There was no shortage of material.
Besides, I had grown up with the stories of her life before 1947 when she married my father, returned to England and – eventually – settled into being an outwardly conformist bourgeois lady, but always subtly different from any of the mothers of my friends. I loved the stories of the young Gerald Durrell and his admirable refusal to go to school and his determination to fill the family home with wildlife. The stories of Henry Miller, whom she adored, and the glee with which they all sabotaged a respectable golf club magazine they got to run in Paris. I loved hearing about Corfu, the idyll of their pre-war life there, their adventures and their friends, their dramatic escape from wartime Greece, just days ahead of the German army. I knew by heart the story of my parents’ extraordinary courtship when she was about to marry someone else, the fact that I owed my existence to a faulty postal service.

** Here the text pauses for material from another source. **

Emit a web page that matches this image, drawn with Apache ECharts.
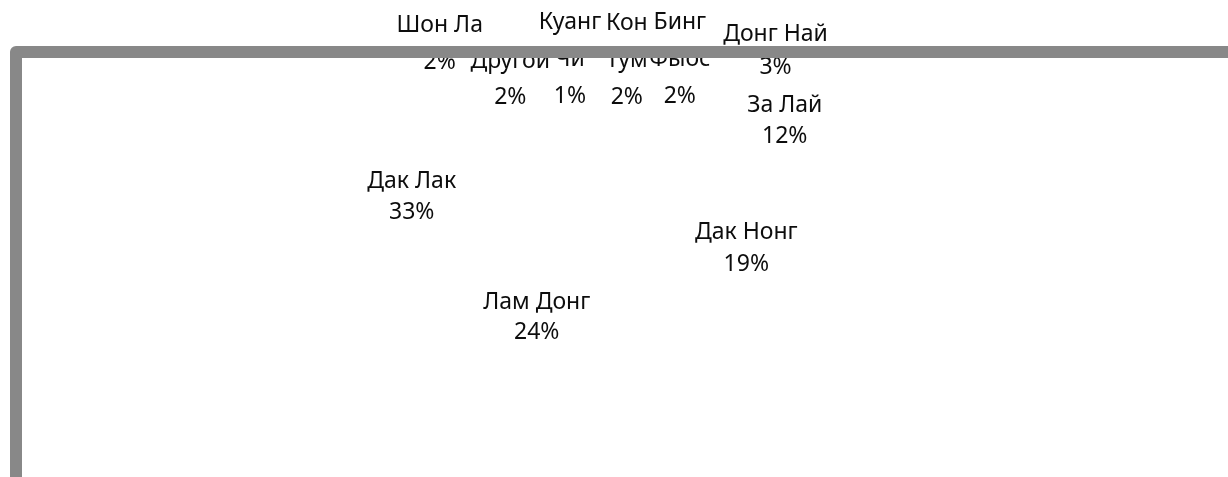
<!DOCTYPE html>
<html>
<head>
<meta charset="utf-8">
<script src="https://cdn.jsdelivr.net/npm/echarts@6/dist/echarts.min.js"></script>
<style>
html,body{margin:0;padding:0;background:#fff;}
#chart{width:1228px;height:477px;}
</style>
</head>
<body>
<div id="chart"></div>
<script>
// ---- data ----
const regions = ['Дак Лак', 'Шон Ла', 'Другой', 'Куанг Чи', 'Кон Тум', 'Бинг Фыос', 'Донг Най', 'За Лай', 'Дак Нонг', 'Лам Донг'];
const shares = [33, 2, 2, 1, 2, 2, 3, 12, 19, 24];

// ---- label presentation (layout only) ----
const wrappedNames = ['Куанг Чи', 'Кон Тум', 'Бинг Фыос'];
const labelLineHeight = {
  'Шон Ла': 37, 'Другой': 36, 'Куанг Чи': 37, 'Кон Тум': 37, 'Бинг Фыос': 37,
  'Донг Най': 33, 'За Лай': 31, 'Дак Нонг': 32, 'Лам Донг': 30, 'Дак Лак': 31
};
const labelShift = {
  'Дак Лак': [2, 2],
  'Шон Ла': [-87, -20],
  'Другой': [-37, 20],
  'Куанг Чи': [7, 2],
  'Кон Тум': [48, 3],
  'Бинг Фыос': [80, 1],
  'Донг Най': [150, -14],
  'За Лай': [92, 16],
  'Дак Нонг': [6, -7],
  'Лам Донг': [-45, -75]
};

const chart = echarts.init(document.getElementById('chart'), null, {renderer: 'canvas'});

const pieData = regions.map((name, i) => ({
  name: name,
  value: shares[i],
  label: {lineHeight: labelLineHeight[name] || 30}
}));

chart.setOption({
  animation: false,
  backgroundColor: '#ffffff',
  series: [{
    type: 'pie',
    center: [575, 225],
    radius: [0, 330],
    startAngle: 229.1,
    clockwise: true,
    avoidLabelOverlap: false,
    silent: true,
    itemStyle: {color: '#ffffff', borderWidth: 0},
    emphasis: {disabled: true},
    labelLine: {show: false},
    label: {
      show: true,
      position: 'inside',
      color: '#0d0d0d',
      fontFamily: 'Noto Sans',
      fontSize: 23,
      lineHeight: 30,
      align: 'center',
      formatter: p => {
        const nm = wrappedNames.includes(p.name) ? p.name.replace(' ', '\n') : p.name;
        return nm + '\n' + Math.round(p.percent) + '%';
      }
    },
    labelLayout: params => {
      const name = regions[params.dataIndex];
      const s = labelShift[name] || [0, 0];
      return {dx: s[0], dy: s[1]};
    },
    data: pieData
  }],
  graphic: [{
    type: 'rect',
    z: 100,
    silent: true,
    shape: {x: 16, y: 52, width: 1400, height: 700},
    style: {fill: null, stroke: '#888888', lineWidth: 12, lineJoin: 'round'}
  }]
});
</script>
</body>
</html>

So I started to explore. Because it was to be first and foremost a personal memoir I thought it was a book best written fast.
That was nearly three years ago.
Like all books, this one has been a personal journey. Along the way I have found out things I never knew about my mother, learned family secrets that she herself never guessed, and discovered the thread that connects all the separate stories I’d grown up with. And I learned that fact is more extraordinary than fiction, that real life springs surprises you’d never get away with in a novel. And I learned that a life is as much a story as a novel is. The facts only come to life once you’ve figured out how to tell them.
In the end, this book feels like a final, posthumous gift from a remarkable woman.